Research Project: Alleviating Rate Limiting Factors that Compromise Beef Production Efficiency

Location: Livestock and Range Research Laboratory

Title: Fuzzy logic as a strategy for combining marker statistics to optimize preselection of high-density and sequence genotype data

Author
item Ling, Ashley
item Hay, El Hamidi
item AGGREY, SAMUEL - University Of Georgia
item REKAYA, ROMDHANE - University Of Georgia

Submitted to: Genes
Publication Type: Peer Reviewed Journal
Publication Acceptance Date: 11/7/2022
Publication Date: 11/7/2022
Citation: Ling, A.S., Hay, E.A., Aggrey, S., Rekaya, R. 2022. Fuzzy logic as a strategy for combining marker statistics to optimize preselection of high-density and sequence genotype data. Genes. 12(11). Article 2100. https://doi.org/10.3390/genes13112100.
DOI: https://doi.org/10.3390/genes13112100

Interpretive Summary: With the advent of high throughput genetic analysis technology, a large amount of genomic data is being generated. However, extracting genomic data information is crucial and using high throughput technology in selecting of animals is still less than optimal. In this simulation study, an new approach for dealing with the high dimensionality of genomic data was explored. The approach combines statistics used in the preselection and prioritization of single nucleotide polymorphism (SNP) markers from panels with large numbers of SNPs (approximately 1.3 million ) into a composite “fuzzy” ranking score that attempts to mimic human decision making .. The accuracy of genomic predictions for preselected panel sizes of 1-50k that used “fuzzy” scoring ranged from -0.4 to 11.7% higher than an existing approaches. This fuzzy information scoring approach has the potential to aggregate information from multiple criteria that better reflect SNP trait associations and biological relevance in a flexible and efficient way to yield higher quality genomic predictions.

Technical Abstract: The high dimensionality of genotype data available for genomic evaluations has presented a motivation for developing strategies to identify subsets of markers capable of increasing the accuracy of predictions compared to the current commercial SNP chips.
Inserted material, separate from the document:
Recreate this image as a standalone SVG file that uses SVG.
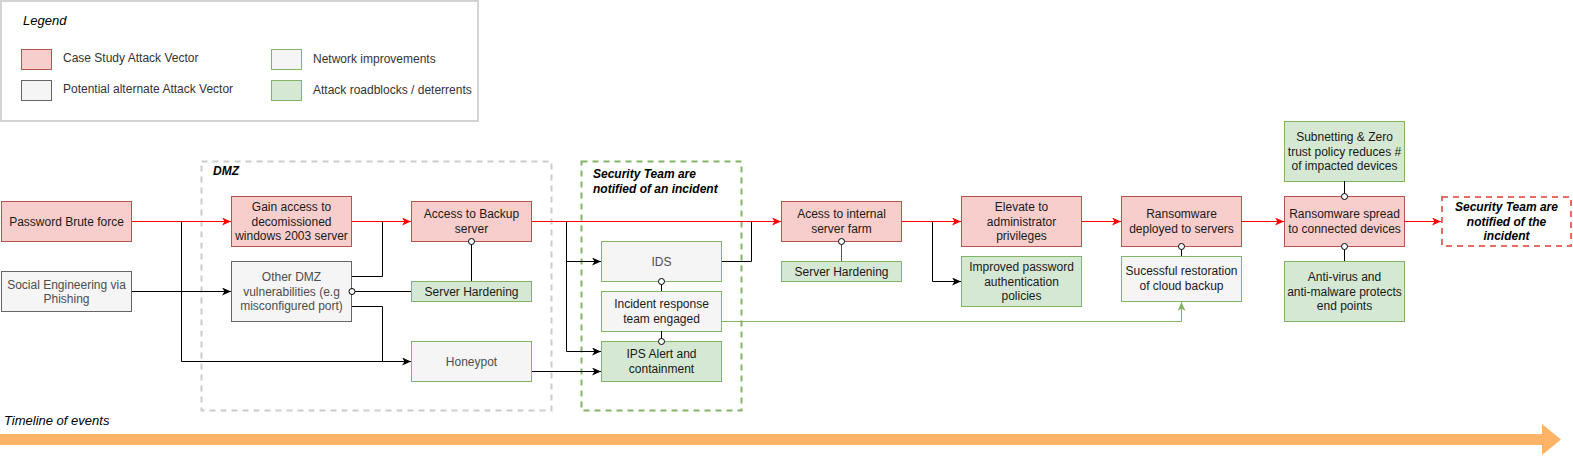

In this simulation study, an algorithm for combining statistics used in the preselection and prioritization of SNP markers from high-density panel (1.3 million SNPs) into a composite “fuzzy” ranking score based on a Sugeno-type fuzzy inference system was developed and evaluated for performance in preselection for genomic predictions. FST scores, and p-values were evaluated as inputs for the fuzzy inference system. The accuracy of genomic predictions for fuzzy-score-preselected panel sizes of 1-50k ranged from -0.4 to 7.8, 1.0 to 11.7, and 0.9 to 7.7% higher than FST score and -0.3-3.8, 0.1-1.8, and 0.7-1.9% higher than p-value preselection of equivalent-sized panels for genetic architectures of 300, 1k, and 5k causative variants, respectively. Though gains in prediction accuracies using only two inputs to the fuzzy inference system were modest, preselection based on fuzzy scores yielded more accurate predictions than both FST scores and p-values for the majority of evaluated panel sizes under all genetic architectures. Fuzzy inference systems have potential to aggregate information from multiple criteria that reflect SNP-trait associations and biological relevance in a flexible and efficient way to yield higher quality genomic predictions.